GPS turns couple's bickering in whole new direction
By Beth Teitell
Thursday, November 20, 2003
You don't hear much
about it, but my guess is that even as the brave pioneer husbands and wives
pushing west with their families were fighting off attackers, they took time
out to bicker over directions. ``Jebediah, I told you we needed to make a
left at that pass. Pull the Conestoga wagon over so I can ask for help.''
But now the debate over which gender has the better sense of direction is moot, or rapidly becoming so, as a growing number of cars are outfitted with global positioning systems.
We rented a Taurus with a GPS on a recent trip to Washington, D.C., and I finally got to see the genius of it up close. And I'm not talking about the fact that civilians trying to find Disney World now have a $12 billion navigation system built by the military at their disposal.
No, the most impressive feature is how the technology takes two people - reasonable people, albeit each with strongly held ideas about how to get from Point A to Point B - and gives them a third ``person'' to turn against when, hours after being expected by relatives at Point B, they find themselves at Point C. What better way to unite warring factions thanto introduce a dictator into the mix?
And I say ``dictator'' because the GPS Lady, as pleasant as she sounds, brooks no discussion and considers no excuses.
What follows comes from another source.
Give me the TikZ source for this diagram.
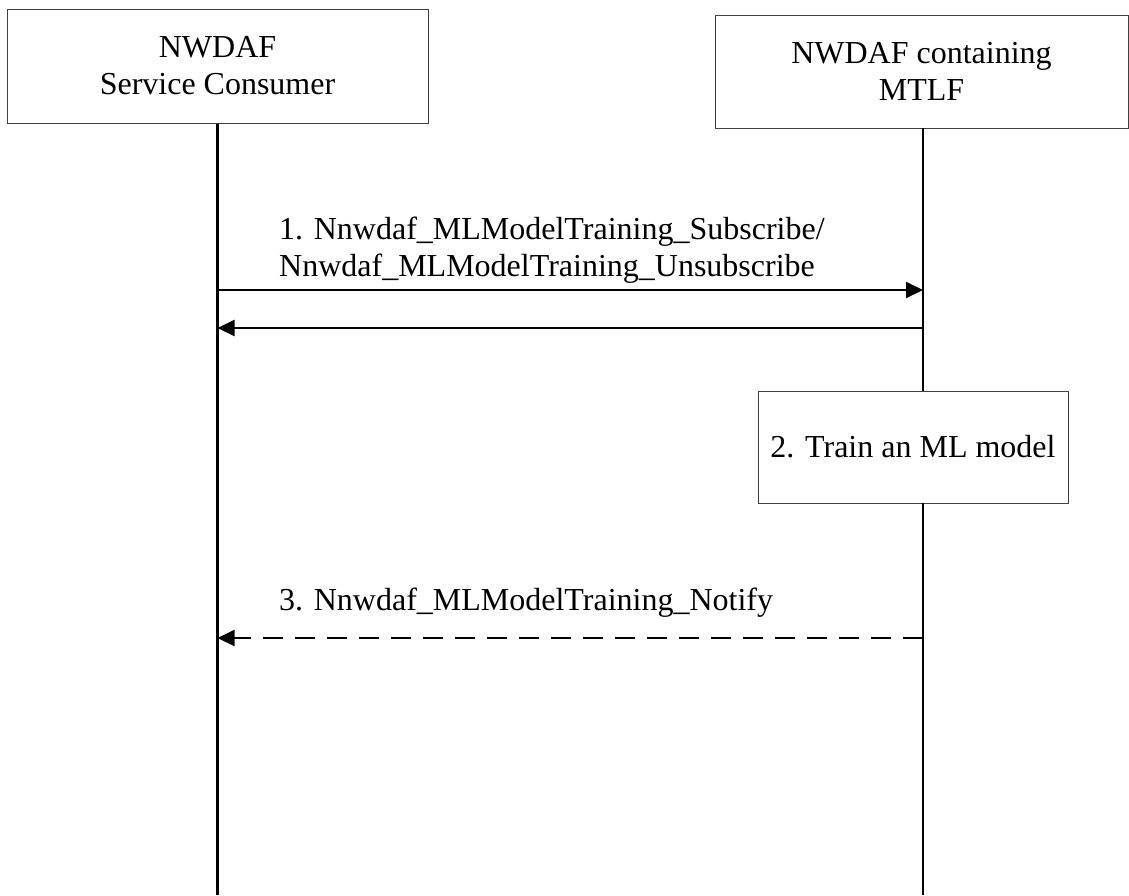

Yes, we needed to make a right onto Connecticut Avenue from K Street - we all agreed on that - but what she couldn't, or wouldn't, see was a sign telling us right turns were prohibited by law, lady.
``Right turn,'' she said, donging her chimes for emphasis.
``We can't,'' I yelled.
``She's going to be pissed,'' my husband said, disobeying orders.
But what were our choices? If we got snagged making the right, would the policeman agree that it was ``her fault''? Could he be convinced to write ``her'' the ticket? To ask the questions is to answer them.
We tried to turn around, but all right and left turns were prohibited. As we sped away from our destination, we looked to the GPS pad for help.
``Proceed to the highlighted route,'' she said coolly, referring to the map on the GPS pad - without giving us a clue as to how to get to the highlighted route.
I tried to restrain myself, but we'd been playing her little game for hours. ``That's where we're trying to go.''
But instead of coming back with a remark - ``Well, if you'd been paying more attention we wouldn't have gotten lost in the first place,'' or, ``You never take my feelings into consideration'' - she simply repeated her command to proceed to the highlighted route. When that didn't happen, she came up with a new route for us.
Which gave me an idea. What about a GPS Lady for the home? She could keep various family members in line, with a command something along the lines of ``Proceed to the kitchen with your dishes.''
Who would have thought the military could help improve family relations?